Tasmanian Greens leader Nick McKim says his party will approve the bill, which was heavily amended by the Upper House.

Mr McKim told Parliament the changes mean that there is a chance that new forest reserves will not be created but peace deal signatories had asked the Lower House to pass the bill unamended.

"But the bill nevertheless provides...the chance of an absolutely stunning and historic conservation gain for Tasmania," he said.

Greens forestry spokesman Kim Booth has indicated he will cross the floor but the Government will still have the numbers to make the peace deal law.

Earlier this month, the Upper House supported the legislation but made significant amendments.

The signatories announced this morning that they would back those amendments.

The Premier, Lara Giddings, told parliament the forest industry will be better off with the peace deal.

"Today is indeed a historic day. Today is indeed an important day for the forestry industry and today the Liberal Party show their true colours - they don't care."

"We will be able to build a new future for Tasmania, a new future for forestry industry."

The Opposition's Peter Gutwein says in Government, says the passing of the bill will not end the long conflict.

In government, the Liberals will undo any new reserves.

"We will do everything that we possibly can to unlock every single stick," he said.

Australian Greens Leader Christine Milne says whether or not the deal's enabling legislation passes State Parliament, it will not resolve conflicts over forest protection.

Senator Milne says in her opinion the peace deal is worthless.

"What is now before the parliament is not the Tasmanian Forest Agreement, it is a remnant, it is the burnt ashes of what went up to the Legislative Council and they're now into a salvage operation," she said.

The Lower House is expected to sit late this evening before finalising debate.

Sweeteners

The State Government has offered a range of sweeteners to help get the deal across the line.

The Wilderness Society's Vica Bayley says the Upper House amendments shook the confidence of environmental signatories.

"The amendments don't reflect the agreement, but what we have done is to try to restore confidence by alternative measures," he said.

"[They are] things such as transferring the management of future reserves from Forestry Tasmania over to Parks and Wildlife.

"Things like a very strong commitment from Forestry Tasmania not to log the future reserves.

"It is utterly clear that this is the only pathway forward."

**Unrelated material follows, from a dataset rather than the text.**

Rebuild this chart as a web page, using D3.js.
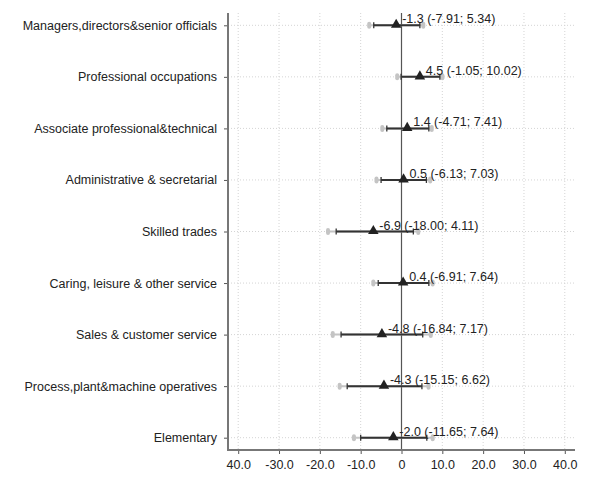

The Forestry Industries Association's Terry Edwards says the amended legislation is closer to what loggers originally wanted.

But he says the environmental NGO signatories are still getting a very good deal.

"There's no doubt that the amendments made in the Legislative Council probably went further towards what we had originally bargained for," he said.

"But that said, if the bill couldn't deliver on the ENGOs' outcomes, then it wasn't going to deliver on the outcomes of the agreement as a whole."

Mr Edwards says it is an historic outcome, but there is still more negotiation ahead.

"Vica talks about the opportunities presented being too important to lose and I certainly agree with that."

"But it's those opportunities that we, as the signatories, and the two governments need now to seize to see whether or not we can actually do what we've promised to do."

Mr Edwards says the Legislative Council has served voters well with its amendments to the deal.

"To me they did a thorough job, to the best of their ability, inside the knowledge base they had," he said.

"They applied a very strict public interest test over an agreement that was negotiated by people that do not have a public interest test.

"It's our job now to work out how we implement that."

Yesterday, environmental fringe groups labelled the bill 'mutant' legislation and warned they will not stop protesting if it becomes law.